HMRC has accused GE of wrongly claiming tax deductions from 2004 to 2015. The tax man has informed GE that it intends to disallow interest deductions to its financial services arm, GE Capital. Interest deductions reduce the amount of income subject to tax.
GE said in a statement on its website that it intends to fight the action.
"We comply with all applicable tax laws and judicial doctrines of the United Kingdom and believe that the entire benefit is more likely than not to be sustained on its technical merit. We believe that there are no other jurisdictions in which the outcome of unresolved issues or claims is likely to be material to our results of operations, financial position or cash flows.

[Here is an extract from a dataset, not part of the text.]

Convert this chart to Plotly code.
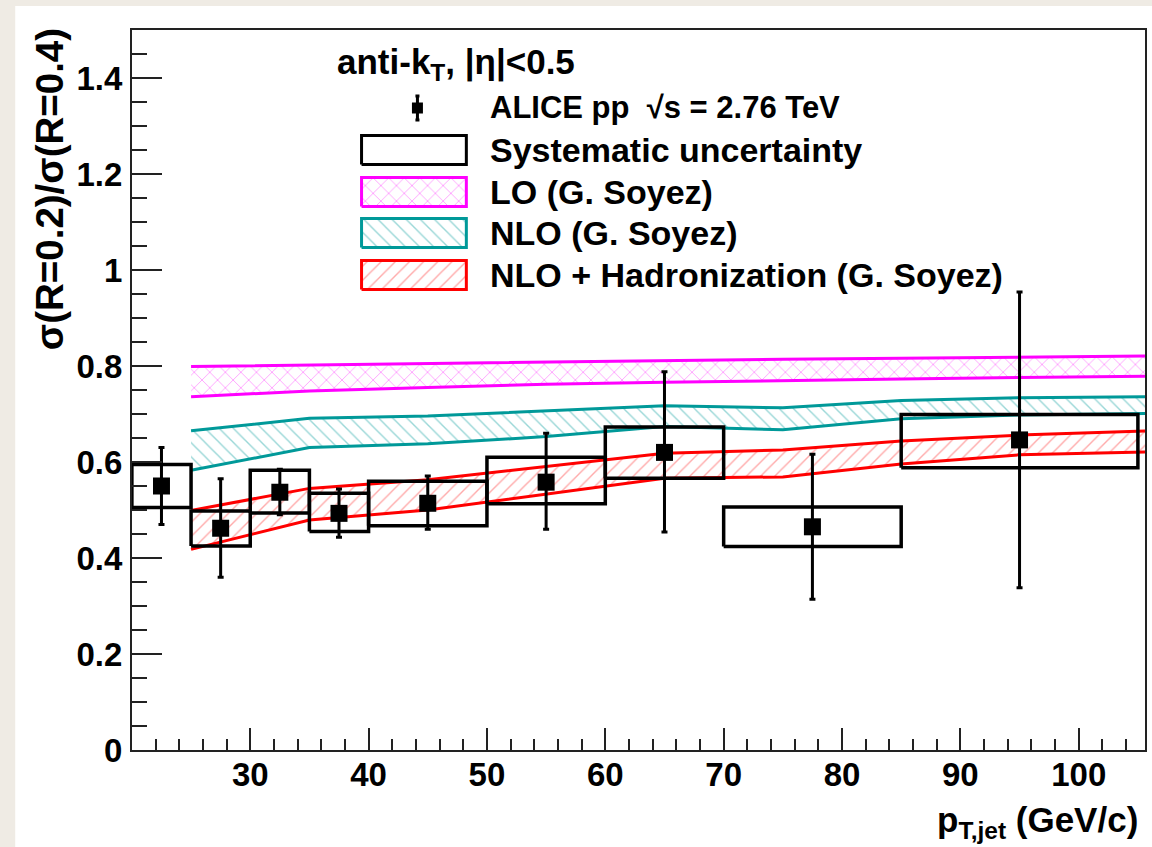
import plotly.graph_objects as go

# ---------------- data ----------------
bin_edges = [20, 25, 30, 35, 40, 50, 60, 70, 85, 105]
pt_centers = [22.5, 27.5, 32.5, 37.5, 45, 55, 65, 77.5, 95]
ratio = [0.550, 0.462, 0.537, 0.493, 0.514, 0.558, 0.620, 0.465, 0.646]
stat_hi = [0.630, 0.565, 0.585, 0.544, 0.571, 0.660, 0.788, 0.616, 0.954]
stat_lo = [0.470, 0.360, 0.490, 0.443, 0.460, 0.460, 0.454, 0.314, 0.338]
sys_hi = [0.595, 0.498, 0.583, 0.535, 0.560, 0.610, 0.673, 0.506, 0.699]
sys_lo = [0.505, 0.425, 0.494, 0.455, 0.467, 0.513, 0.566, 0.424, 0.588]

theory_pt = [25, 35, 45, 55, 65, 75, 85, 95, 106]
lo_hi = [0.799, 0.802, 0.805, 0.808, 0.812, 0.814, 0.816, 0.819, 0.821]
lo_lo = [0.736, 0.748, 0.755, 0.762, 0.766, 0.770, 0.773, 0.776, 0.779]
nlo_hi = [0.665, 0.691, 0.696, 0.706, 0.717, 0.713, 0.728, 0.734, 0.736]
nlo_lo = [0.583, 0.630, 0.638, 0.653, 0.674, 0.667, 0.690, 0.698, 0.701]
had_hi = [0.499, 0.545, 0.563, 0.590, 0.618, 0.625, 0.644, 0.656, 0.665]
had_lo = [0.418, 0.479, 0.500, 0.533, 0.566, 0.569, 0.596, 0.615, 0.621]

legend_labels = ["ALICE pp  √s = 2.76 TeV", "Systematic uncertainty",
                 "LO (G. Soyez)", "NLO (G. Soyez)",
                 "NLO + Hadronization (G. Soyez)"]
legend_sizes = [31, 34, 34, 34, 34]
header_text = "anti-k<sub>T</sub>, |η|&lt;0.5"

# ---------------- styling ----------------
FONT = "Liberation Sans, Arial, Helvetica, sans-serif"
MAGENTA = "#ff00ff"
TEAL = "#009999"
RED = "#ff0000"
W, H = 1152, 847
L, R, T, B = 132, 5, 30, 97
PW, PH = W - L - R, H - T - B

bands = [
    (lo_hi, lo_lo, MAGENTA, "x", "rgba(255,0,255,0.85)", 11),
    (nlo_hi, nlo_lo, TEAL, "\\", "rgba(0,153,153,0.8)", 10),
    (had_hi, had_lo, RED, "/", "rgba(255,40,40,0.8)", 10),
]

fig = go.Figure()

for hi, lo, col, shp, fg, sz in bands:
    fig.add_trace(go.Scatter(
        x=theory_pt + theory_pt[::-1], y=hi + lo[::-1],
        mode="lines", fill="toself", line=dict(width=0),
        fillcolor="rgba(0,0,0,0)",
        fillpattern=dict(shape=shp, fgcolor=fg, bgcolor="rgba(0,0,0,0)",
                         size=sz, solidity=0.14),
        hoverinfo="skip", showlegend=False))
    for edge in (hi, lo):
        fig.add_trace(go.Scatter(x=theory_pt, y=edge, mode="lines",
                                 line=dict(color=col, width=3),
                                 hoverinfo="skip", showlegend=False))

# systematic boxes
bx, by = [], []
for i in range(len(pt_centers)):
    x0, x1 = bin_edges[i], bin_edges[i + 1]
    bx += [x0, x1, x1, x0, x0, None]
    by += [sys_lo[i], sys_lo[i], sys_hi[i], sys_hi[i], sys_lo[i], None]
fig.add_trace(go.Scatter(x=bx, y=by, mode="lines",
                         line=dict(color="black", width=3.5),
                         hoverinfo="skip", showlegend=False))

# data points
fig.add_trace(go.Scatter(
    x=pt_centers, y=ratio, mode="markers",
    marker=dict(symbol="square", size=17, color="black"),
    error_y=dict(type="data", symmetric=False,
                 array=[h - v for h, v in zip(stat_hi, ratio)],
                 arrayminus=[v - l for v, l in zip(ratio, stat_lo)],
                 thickness=3, width=3, color="black"),
    showlegend=False))

# ---------------- manual legend (axis fraction coords) ----------------
def fx(px):
    return (px - L) / PW

def fy(py):
    return (H - B - py) / PH

box_x0, box_x1 = fx(362), fx(467)
rows_y = [108, 150, 192, 233, 275]
half_h = 14.5 / PH

# ALICE marker
fig.add_trace(go.Scatter(
    x=[fx(418)], y=[fy(rows_y[0])], mode="markers", xaxis="x2", yaxis="y2",
    marker=dict(symbol="square", size=11, color="black"),
    error_y=dict(type="constant", value=12 / PH, thickness=3, width=2, color="black"),
    hoverinfo="skip", showlegend=False))
# systematic swatch
yc = fy(rows_y[1])
fig.add_trace(go.Scatter(
    x=[box_x0, box_x1, box_x1, box_x0, box_x0],
    y=[yc - half_h, yc - half_h, yc + half_h, yc + half_h, yc - half_h],
    mode="lines", xaxis="x2", yaxis="y2",
    line=dict(color="black", width=3), hoverinfo="skip", showlegend=False))
# band swatches
for (hi, lo, col, shp, fg, sz), py in zip(bands, rows_y[2:]):
    yc = fy(py)
    fig.add_trace(go.Scatter(
        x=[box_x0, box_x1, box_x1, box_x0, box_x0],
        y=[yc - half_h, yc - half_h, yc + half_h, yc + half_h, yc - half_h],
        mode="lines", fill="toself", xaxis="x2", yaxis="y2",
        line=dict(color=col, width=3), fillcolor="rgba(0,0,0,0)",
        fillpattern=dict(shape=shp, fgcolor=fg, bgcolor="rgba(0,0,0,0)",
                         size=sz, solidity=0.14),
        hoverinfo="skip", showlegend=False))

annotations = []
for lab, py, fs in zip(legend_labels, rows_y, legend_sizes):
    annotations.append(dict(x=fx(489), y=fy(py), xref="paper", yref="paper",
                            text="<b>" + lab + "</b>", showarrow=False,
                            xanchor="left", yanchor="middle",
                            font=dict(family=FONT, size=fs, color="black")))
annotations.append(dict(x=fx(335), y=fy(64), xref="paper", yref="paper",
                        text="<b>" + header_text + "</b>", showarrow=False,
                        xanchor="left", yanchor="middle",
                        font=dict(family=FONT, size=35, color="black")))
# axis titles
annotations.append(dict(x=fx(49), y=fy(189), xref="paper", yref="paper",
                        text="<b>σ(R=0.2)/σ(R=0.4)</b>", textangle=-90,
                        showarrow=False, xanchor="center", yanchor="middle",
                        font=dict(family=FONT, size=38.5, color="black")))
annotations.append(dict(x=fx(1142), y=fy(846), xref="paper", yref="paper",
                        text="<b>p<sub>T,jet</sub> (GeV/c)</b>",
                        showarrow=False, xanchor="right", yanchor="bottom",
                        font=dict(family=FONT, size=35, color="black")))

shapes = [
    dict(type="rect", xref="paper", yref="paper", layer="below",
         x0=fx(15), x1=fx(W + 5), y0=fy(H + 5), y1=fy(6),
         fillcolor="white", line=dict(width=0)),
]

fig.update_layout(
    width=W, height=H,
    margin=dict(l=L, r=R, t=T, b=B, pad=0),
    paper_bgcolor="#efebe4", plot_bgcolor="white",
    showlegend=False,
    annotations=annotations, shapes=shapes,
    xaxis=dict(range=[20.01, 105.6], tick0=0, dtick=10,
               ticks="inside", ticklen=22, tickwidth=1.5, tickcolor="#222",
               minor=dict(ticks="inside", ticklen=11, tick0=0, dtick=2,
                          tickwidth=1.5, tickcolor="#222"),
               showgrid=False, zeroline=False,
               showline=True, linecolor="#222", linewidth=2, mirror=True,
               tickfont=dict(family=FONT, size=33, color="black", weight="bold"),
               ticklabelstandoff=-6),
    yaxis=dict(range=[0, 1.5], tick0=0, dtick=0.2,
               ticks="inside", ticklen=30, tickwidth=1.5, tickcolor="#222",
               minor=dict(ticks="inside", ticklen=15, tick0=0, dtick=0.05,
                          tickwidth=1.5, tickcolor="#222"),
               showgrid=False, zeroline=False,
               showline=True, linecolor="#222", linewidth=2, mirror=True,
               tickfont=dict(family=FONT, size=33, color="black", weight="bold"),
               ticklabelstandoff=1),
    xaxis2=dict(overlaying="x", range=[0, 1], visible=False, anchor="y2"),
    yaxis2=dict(overlaying="y", range=[0, 1], visible=False, anchor="x2"),
)

fig.write_html("out.html")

We further believe that we have made adequate provision for all income tax uncertainties."
A GE spokesperson added: “GE complies with all applicable tax laws and judicial doctrines of the UK, where we have operated for more than 100 years and where we employ around 16,000 people.”
An HMRC spokesperson said: “We do not comment on identifiable taxpayers.

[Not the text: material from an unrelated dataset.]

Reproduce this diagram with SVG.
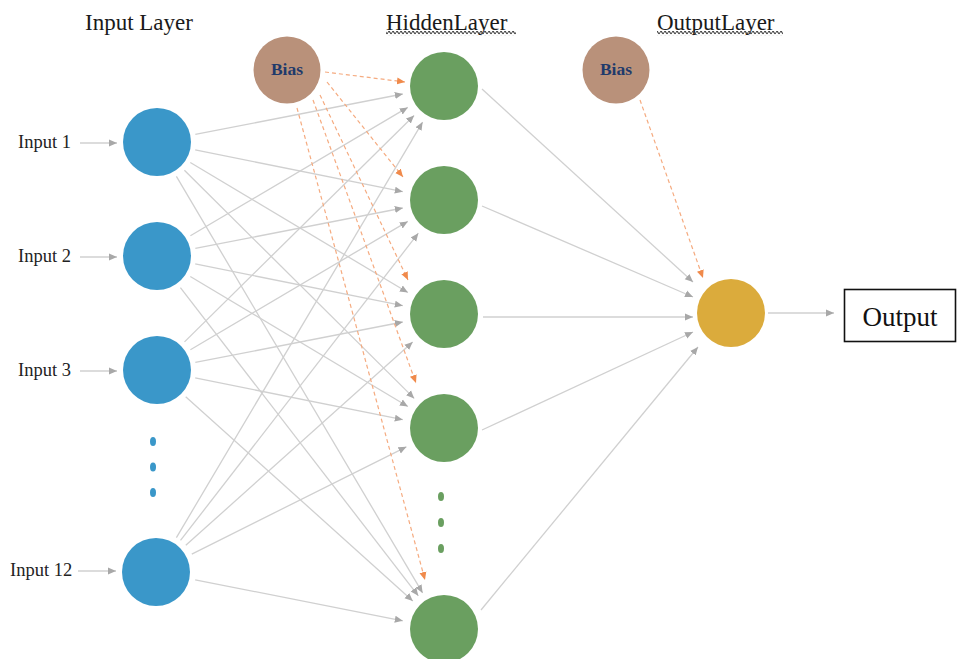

“We make sure that large businesses, just like everyone else, pay all the taxes due under UK law and we don’t settle for less.
“In 2017/18, HMRC secured over £9bn in additional tax revenue from the largest and most complex businesses. This is money that would otherwise have gone unpaid.”
HMRC has taken an increasingly hard line against tax evasion and avoidance. In the budget chancellor Philip Hammond announced that the tax body will be made the preferred creditor in insolvencies, meaning the government will end the practice of purchasing services through offshore countries and introduce a restriction on the small and medium sized enterprise research and development tax credits scheme.
The move is part of a package of measures designed to raise £2bn over the next five years.
Last month US payments giant Paypal paid out an additional €3.1m (£2.7m) in UK tax, after financial accounts showed the results of a review by HM Revenue & Customs (HMRC).
Paypal said in the filing HMRC had been "reviewing the company's direct tax position", in a process which is now complete.